Unfortunately, real experiments and real randomizations seldom or never achieve this. So, yes, we may do without knowing all causes, but it takes ideal experiments and ideal randomizations to do that, not real ones.
That means that in practice we do have to have sufficient background knowledge to deduce causal knowledge. Without old knowledge, we can’t get new knowledge – and, no causes in, no causes out.

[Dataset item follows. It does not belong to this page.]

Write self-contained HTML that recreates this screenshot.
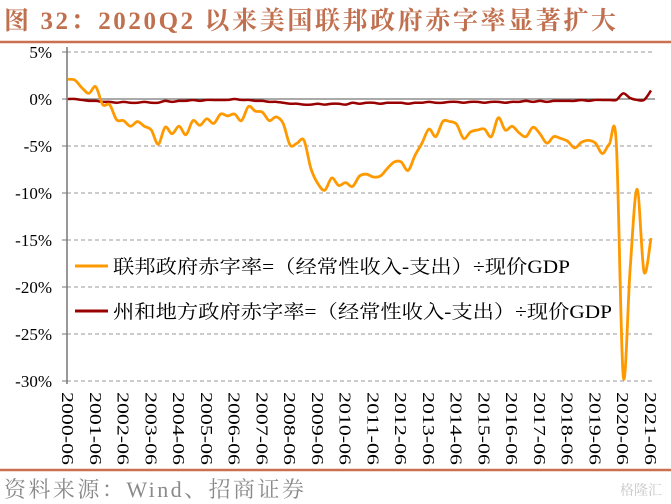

Econometrics is basically a deductive method. Given the assumptions (such as manipulability, transitivity, Reichenbach probability principles, separability, additivity, linearity etc) it delivers deductive inferences. The problem, of course, is that we will never completely know when the assumptions are right. Real target systems are seldom epistemically isomorphic to axiomatic-deductive models/systems, and even if they were, we still have to argue for the external validity of the conclusions reached from within these epistemically convenient models/systems. Causal evidence generated by statistical/econometric procedures may be valid in ‘closed’ models, but what we usually are interested in, is causal evidence in the real target system we happen to live in.
Advocates of econometrics want to have deductively automated answers to fundamental causal questions. But to apply ‘thin’ methods we have to have ‘thick’ background knowledge of what’s going on in the real world, and not in idealized models. Conclusions can only be as certain as their premises – and that also applies to the quest for causality in econometrics.